New York’s River to River Festival’s display of free-dom on July 4 brought the New Pornographers and Midlake to Castle Clinton in Battery Park for a gratis concert. As for whether or not watching a Canadian band was as patriotic as, say, going to a barbecue, competing in a hot-dog eating contest or watching a fireworks display, vocalist A.C. Newman said, “We’re Canadian, which is basically the same thing.”
Newman and co-lead singer Neko Case (who, busy with her solo career, made a rather rare live appearance with the band) led the Vancouver group through an eighty-five minute set balancing songs from The Challengers, due August 21, with songs from their three previous albums, including the critically acclaimed 2005 release, Twin Cinema.

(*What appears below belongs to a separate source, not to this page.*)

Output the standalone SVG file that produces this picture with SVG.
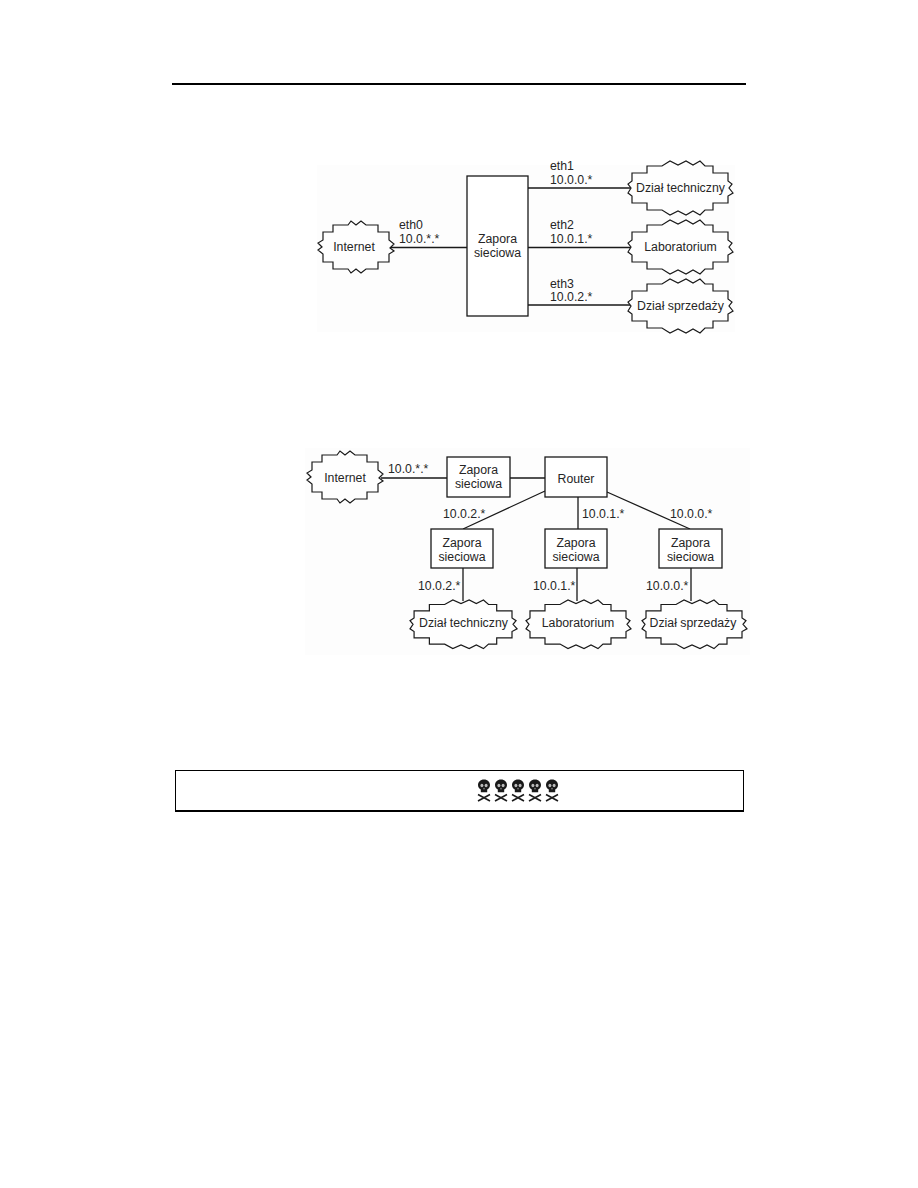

The band was without Dan Bejar (a.k.a. Destroyer), and they managed by avoiding all but one of the tracks he wrote on Twin Cinema. The Bejar-less rendition of “Jackie, Dressed in Cobras” was faintly tamer than the recording, which could be chalked up to the outdoor venue. “Use It” and “Sing Me Spanish Techno” brought forth the energy of dueling vocalists, and new songs like “All You Old Show-Stoppers” and “My Rights Versus Yours” gave an idea of what to anticipate in August: the same brand of bouncy power chords and keyboards thriving behind the two vocalists.
Newman and Case’s dialogue about the Statue of Liberty, as seen from their Battery Park stage viewpoint, was indicative of the band’s playful nature. “Ain’t she a grand ole dame,” Newman mocked, to which Case added, “And French.” Such playfulness has been evident since the band’s 2000 debut, Mass Romantic. Their catalog seems predicated on pseudo-serious themes with intriguing ideas. “Sing Me Spanish Techno,” for example, could not be the work of a non-thinking songwriter, yet what exactly is Newman suggesting when he wails, “The hourglass spills its sand/ if only to punish you/ for listening too long/ to one song/ listening too long/ to one song/ Sing me Spanish techno”?
In a rewarding encore well-worth fighting the rain, the band hit all three releases. After “These are the Fables” from Twin Cinema, they segued into “Testament to Youth in Verse” off 2003’s Electric Version, and then reached back to Mass Romantic for “Slow Descent into Alchoholism.”
Midlake, from Denton, Texas, opened the show with a forty-five minute set including songs from their two albums, including last year’s The Trials of Van Occupanther. Although Tim Smith’s propensity for the croon blended with overcast skies for much of the set, the band members revved up the second half of their set with songs like “Roscoe.”